If you’ve been following my work for a while, you may have noticed that I’ve been advocating for edtech companies to collaborate with education researchers for a long while now. At the 2014 SXSW EDU  conference for example, my colleagues and I organized a panel titled Startups Should Talk with Researchers and Educators to highlight mutually beneficial relationships. Much has changed since then, but I often come across startups that can’t seem to grasp that the histories of online, distance, and digital learning can be informative and beneficial.

There are lots of reasons for this – and to be sure universities and researchers aren’t blameless, as a variety of factors limit the reach and impact of our scholarship.

Many have made the pedagogical case for education startups to  use the research available. In this post I want to make the business case for edtech startups to engage education research. Because it’s a win-win. And it’s simple.

By consulting with academics and/or learning designers, reading the research literature, exploring various pedagogical and learning design models, and understanding the relationships between teaching/learning and technology, you (i.e. startups) can save money and time.

How can you save money and time?

By identifying potential pain points and what education research has to say about your value proposition early on, you’d be able to develop minimum viable products that are at the very least  reflective of what we know about teaching and learning.

I’ve seen many startups fail because they took too long to understand the space. And too many startups accidentally stumbling upon what is common knowledge in education research after they’ve burned through initial investment rounds.

You (i.e. startups) do not need to start at 0 to get to 10. You can start at 3, 5, 7 even by engaging education research.

To make this example concrete, below is an excerpt of an email from an edtech startup that I received yesterday. This is a startup that’s been around for 2+ years and raised 2 rounds of funding.

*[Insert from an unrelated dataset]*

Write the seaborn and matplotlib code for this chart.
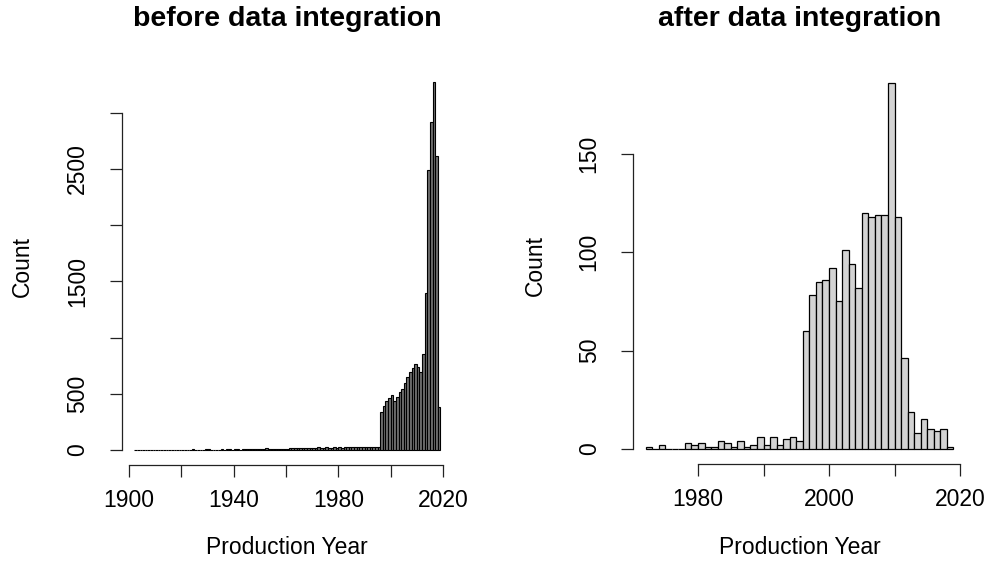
import numpy as np
import pandas as pd
import matplotlib
matplotlib.use("Agg")
import matplotlib.pyplot as plt
import seaborn as sns

# ---------------- data ----------------
# before data integration: yearly counts 1902..2018
before_years = list(range(1902, 2019))
before_counts = [
    # 1902-1919
    1, 1, 1, 1, 1, 1, 1, 1, 1, 1, 2, 1, 1, 2, 1, 2, 2, 1,
    # 1920-1939
    2, 3, 2, 3, 5, 4, 3, 2, 4, 6, 5, 3, 4, 3, 2, 5, 4, 6, 5, 4,
    # 1940-1959
    5, 6, 4, 5, 7, 8, 6, 8, 10, 9, 8, 10, 18, 12, 9, 11, 12, 10, 13, 8,
    # 1960-1979
    12, 14, 16, 15, 18, 17, 20, 19, 22, 18, 21, 20, 23, 19, 22, 24, 20, 18, 25, 22,
    # 1980-1995
    24, 22, 26, 28, 30, 27, 25, 30, 28, 26, 29, 31, 27, 25, 30, 28,
    # 1996-2018
    340, 390, 435, 465, 485, 440, 470, 515, 540, 600, 650, 690, 730, 765, 740, 695,
    855, 1400, 2490, 2920, 3270, 2615, 380,
]

# after data integration: yearly counts 1972..2018
after_years = list(range(1972, 2019))
after_counts = [
    1, 0, 2, 0, 0, 0, 3, 2,          # 1972-1979
    3, 1, 1, 4, 3, 1, 4, 1, 2, 6,    # 1980-1989
    2, 6, 2, 5, 6, 4,                # 1990-1995
    60, 78, 85, 86, 92, 75, 101, 94, 82, 120,   # 1996-2005
    118, 119, 119, 186, 118, 46, 19, 8, 15, 10, # 2006-2015
    9, 10, 1,                        # 2016-2018
]

before_xticks = [1900, 1920, 1940, 1960, 1980, 2000, 2020]
before_xlabels = ["1900", "", "1940", "", "1980", "", "2020"]
before_yticks = [0, 500, 1000, 1500, 2000, 2500, 3000]
before_ylabels = ["0", "500", "", "1500", "", "2500", ""]

after_xticks = [1980, 1990, 2000, 2010, 2020]
after_xlabels = ["1980", "", "2000", "", "2020"]
after_yticks = [0, 50, 100, 150]
after_ylabels = ["0", "50", "100", "150"]

titles = ["before data integration", "after data integration"]

# ---------------- style ----------------
sns.set_style("white")
plt.rcParams["font.family"] = ["Liberation Sans", "DejaVu Sans"]
plt.rcParams["text.color"] = "black"
plt.rcParams["axes.labelcolor"] = "black"

W, H = 990, 569
fig = plt.figure(figsize=(W / 100, H / 100), dpi=100)


def px_axes(x0, y0, x1, y1):
    return fig.add_axes([x0 / W, 1 - y1 / H, (x1 - x0) / W, (y1 - y0) / H])


ax1 = px_axes(122, 67.7, 452.7, 464.7)
ax2 = px_axes(633.3, 68.0, 965.8, 463.7)

df_b = pd.DataFrame({"year": np.array(before_years, dtype=float) + 0.5,
                     "n": np.array(before_counts, dtype=float)})
df_a = pd.DataFrame({"year": np.array(after_years, dtype=float) + 0.5,
                     "n": np.array(after_counts, dtype=float)})

sns.histplot(data=df_b, x="year", weights="n", binwidth=1,
             binrange=(before_years[0], before_years[-1] + 1),
             color="#707070", edgecolor="black", linewidth=0.8, alpha=1,
             ax=ax1)
sns.histplot(data=df_a, x="year", weights="n", binwidth=1,
             binrange=(after_years[0], after_years[-1] + 1),
             color="#d3d3d3", edgecolor="black", linewidth=0.9, alpha=1,
             ax=ax2)


def r_style(ax, xlim, ylim, xt, xl, yt, yl, title):
    ax.set_xlim(*xlim)
    ax.set_ylim(*ylim)
    for s in ["top", "right"]:
        ax.spines[s].set_visible(False)
    for s in ["left", "bottom"]:
        ax.spines[s].set_color("#222222")
        ax.spines[s].set_linewidth(0.9)
    ax.spines["bottom"].set_bounds(xt[0], xt[-1])
    ax.spines["left"].set_bounds(yt[0], yt[-1])
    ax.set_xticks(xt)
    ax.set_xticklabels(xl)
    ax.set_yticks(yt)
    ax.set_yticklabels(yl, rotation=90, va="center")
    ax.tick_params(axis="both", direction="out", length=8.5, width=0.9,
                   color="#222222", labelsize=16.5, labelcolor="black")
    ax.tick_params(axis="x", bottom=True, pad=9)
    ax.tick_params(axis="y", left=True, pad=15)
    ax.set_xlabel("Production Year", fontsize=16.5, color="black")
    ax.set_ylabel("Count", fontsize=16.5, color="black")
    ax.xaxis.label.set_va("center")
    ax.yaxis.label.set_va("center")
    ax.grid(False)
    pos = ax.get_position()
    ty = 1.0 + ((H - 19) - pos.y1 * H) / (pos.height * H)
    ax.set_title(title, fontsize=20.5, fontweight="bold", pad=0,
                 color="black", y=ty, verticalalignment="center")


r_style(ax1, (1897.3, 2023.7), (-130.8, 3400.8),
        before_xticks, before_xlabels, before_yticks, before_ylabels, titles[0])
r_style(ax2, (1970.12, 2020.88), (-7.44, 193.44),
        after_xticks, after_xlabels, after_yticks, after_ylabels, titles[1])

# label positions (axes-fraction coords)
ax1.xaxis.set_label_coords(0.5, (464.7 - 548) / 397.0)
ax1.yaxis.set_label_coords((22 - 122) / 330.7, 0.5)
ax2.xaxis.set_label_coords(0.5, (463.7 - 548) / 395.7)
ax2.yaxis.set_label_coords((535 - 633.3) / 332.5, 0.5)

fig.savefig("out.png", dpi=100, facecolor="white")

Something unexpected keeps happening in our post-course surveys.

As you might guess, we regularly hear about the quality of [our company’s] instructors and the knowledge they pass on.

But we didn’t expect to hear so often of the value of the other course participants, of taking courses live, alongside other ambitious, generous professionals.

Turns out—it’s the other students in each cohort that make it special.

The power of peer learning and community isn’t a secret. Really, it’s common knowledge. All that post-course surveys do here is confirm what those of us who have been studying distance and online learning for decades already know. Only when startups fail to engage with the rich and long history of this field do they call the realization that motivated and knowledgeable peers working in community foster powerful learning experiences an unexpected discovery.

What if this realization came 18 months ago?